Working out where I fit, and want my work to be, between academia, and design. I love making, and will always be, and be interested in, commercial practice. I want to find new ways to present this, in academic terms.

What is your favourite spot on campus?

The old BBC Building with the Arts School (Broadcasting Place). I love the gallery on the ground floor. I always check out the exhibitions there when I come for my supervision meetings.

What is your top tip for new research students?

I love Ben Shahn’s quote, from The Education of An Artist. I had this pinned onto my wall when I was an undergraduate (here at Leeds Beckett).

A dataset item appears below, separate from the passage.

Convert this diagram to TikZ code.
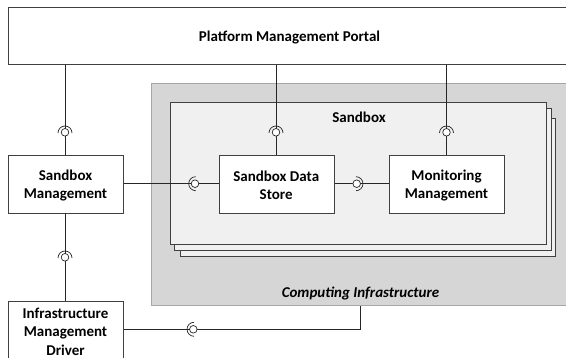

“Do anything. Get a job in a potato field; or work as a grease-monkey in an auto repair shop. But if you do work in a field do not fail to observe the look and the feel of earth and of all things that you handle yes - even potatoes. Listen well to all conversations and be instructed by them and take all seriousness seriously. Never look down upon anything or anyone as not worthy of notice. In college or out of college, read and form opinions.  Know at least two languages besides your own, but anyway, know French. Do not be afraid to like paintings honestly or to dislike them honestly, but if you do dislike them retain an open mind.

“Talk and talk and sit in cafés, and listen to everything, to Brahms, to Brubeck, to the Italian hour on the radio. … ”.

What’s the most useful thing that you’ve learnt so far?

One of the best things since I joined Leeds Beckett is I have met Yoni Collier: he is a composer and also a researcher at the university - he is studying for a PhD and we met at our induction. Yoni is working on the music and audio for my films – ‘Recipes for Baking Bread’ - and also worked, and composed the music for a short film I made last year called Why We (Sometimes) Wish Those We Love Might Die - it’s about Love.

What do you do to unwind?

I read - I love books, I read everything, poetry, novels, and I love cycling.

Where do you want your PhD to take you?

I’d love to return to Ukraine. I want to get my work seen by as many people as possible. It’s important for the stories I’m researching to be told - not a lot is known about Holodomor in the UK. On a personal, and more intimate level, the work is about meaning, and memories, the connections we all have, to ourselves, to others, and to the world around us.

What would you say to someone thinking about applying for a PhD at Leeds Beckett University?

I love this quote by the poet Rumi: “Out beyond ideas of wrongdoing and rightdoing, there is a field. I’ll meet you there.”

It’s about soul, belief and the important and true worth, and connection of work, art, making something beyond, what can be, what exists, beyond knowing. The vital connections that hold us all together. Work, research, the unknown. It’s about exploring, and mystery.